The bill before us today consists of amendments to the National Redress Scheme for Institutional Child Sexual Abuse Act 2018, the enabling act, and forms part of the government's further response to recommendations from the second-year review of the National Redress Scheme undertaken by Ms Robyn Kruk AO. I also sit on the Joint Select Committee on Implementation of the National Redress Scheme, and I've heard some of these stories and been involved in some of the debates and discussions about how the scheme can be improved. I believe that some of the measures in this bill go some way towards addressing those concerns.

This bill amends the act to make a major change to the scheme to allow more survivor applications to be progressed, through expanding the funder of last resort provisions. That has been a consistent theme from those who have appeared before the joint standing committee. The bill will increase survivor access by, in part, enabling the government to be a funder of last resort for applications that name institutions that no longer exist and where there is no overarching organisation to take responsibility for the institution. It's also for institutions that are unable to meet the legislative requirements to participate in the scheme as they don't have the financial capacity to pay their redress liability. This will allow more survivors to access more funder of last resort provisions. Where an institution is still operating but is unable to join the scheme, they will have the option to partly participate in the scheme, and although unable to fund their redress liability they will be able to provide a direct personal response—one of the components of redress—such as in the form of an apology.

Importantly, the expanded funder of last resort arrangements contained in this bill will not cover institutions that can join the scheme but choose not to. These institutions would not only continue to be strongly encouraged to join the scheme; they will also continue to be subject to financial consequences applicable to those institutions that refuse to join. Importantly as part of those naming and shaming provisions, the bill confirms that institutions named in applications to the scheme or institutions that the scheme operator has a reasonable belief have a connection with the abuse of a person can be publicly named. The public naming of institutions already occurs, but what this change does is put this practice specifically in the legislation for the avoidance of any doubt. Public naming provides survivors who have applied for redress and those considering applying for redress with information on the institutions participating in the scheme. Public naming has also proved successful in encouraging otherwise reluctant institutions to join the scheme.

The government recognises that people who have experienced institutional child sexual abuse have waited too long for redress, and, in particular, those survivors of institutions that are now defunct or have been unable to join the scheme. This is part of a response to that. The government has committed to prioritising initial action on 25 of the 38 review recommendations in the second-year review undertaken by Robyn Kruk either in full or in part and is committing over $80 million over four years in the 2021-22 budget to support the implementation of these recommendations. Until this legislation is passed there will remain a substantial number of survivors who cannot access redress. Particularly given the vulnerable cohort of survivors, including elderly and terminally ill applicants, it's important that we pass this legislation soon.

This bill components the government's continuing efforts to improve the scheme. We are committed to doing so.
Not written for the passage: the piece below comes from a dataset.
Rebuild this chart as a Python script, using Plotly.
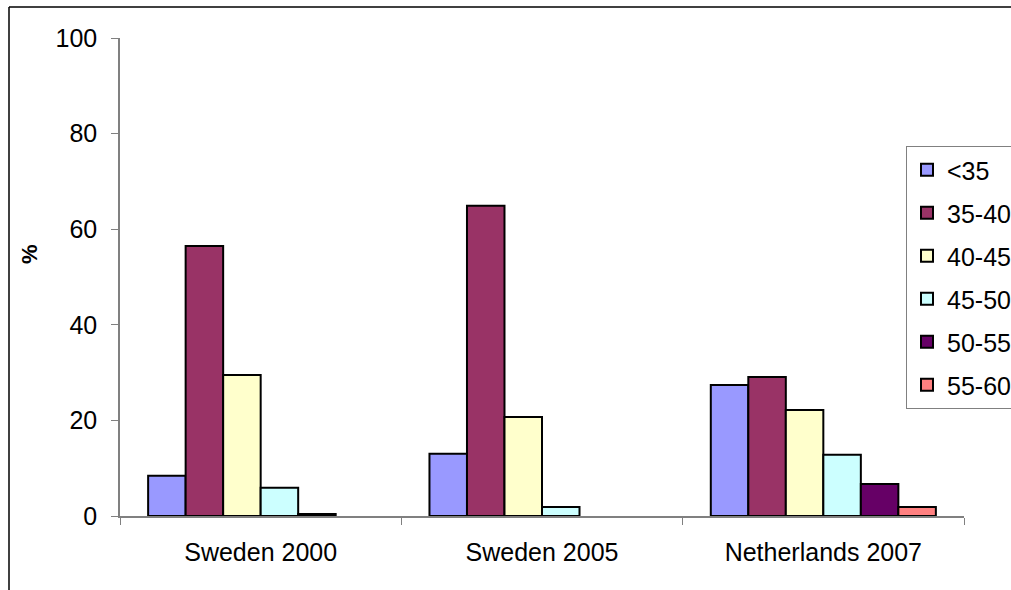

It's the third piece of legislation this year aimed at improving the scheme, and it's the second bill making amendments to the act in direct response to the recommendations made as part of the review. This bill, along with the previous bill, is not the full extent of the government's actions in response to the review. The government has released its interim response to the review, which provides further detail on action that will be taken in response to recommendations and notes that a staged and considered approach is needed.

One important element of the review's recommendations was for substantial scheme design changes, but the way the scheme has been set up means that such changes require that there be agreement from participating state and territory governments and that the government undertake further development work in consultation with these state and territory governments and with survivors, institutions and other stakeholders. The government will continue to consider and consult on these issues over coming months.

Survivor input and the often traumatic sharing of survivor experience have been critical not only to the establishment of this scheme but also to the improvements we've made to the scheme. I want to thank those many survivors who have not only participated in the royal commission but also remained engaged in the process since and who continue to share their wisdom and their own experiences. These are critically important to undertaking busier abuse and to improving the scheme.

In the second review, which has just been undertaken, we had survivors contribute more than 250 submissions and participate in surveys and consultations to inform the outcomes of the review. In accordance with the Intergovernmental Agreement on the National Redress Scheme, which governs the operation of this scheme, all state and territory governments are being consulted on the bill and have provided their agreement to the amendments. I commend this legislation to the House.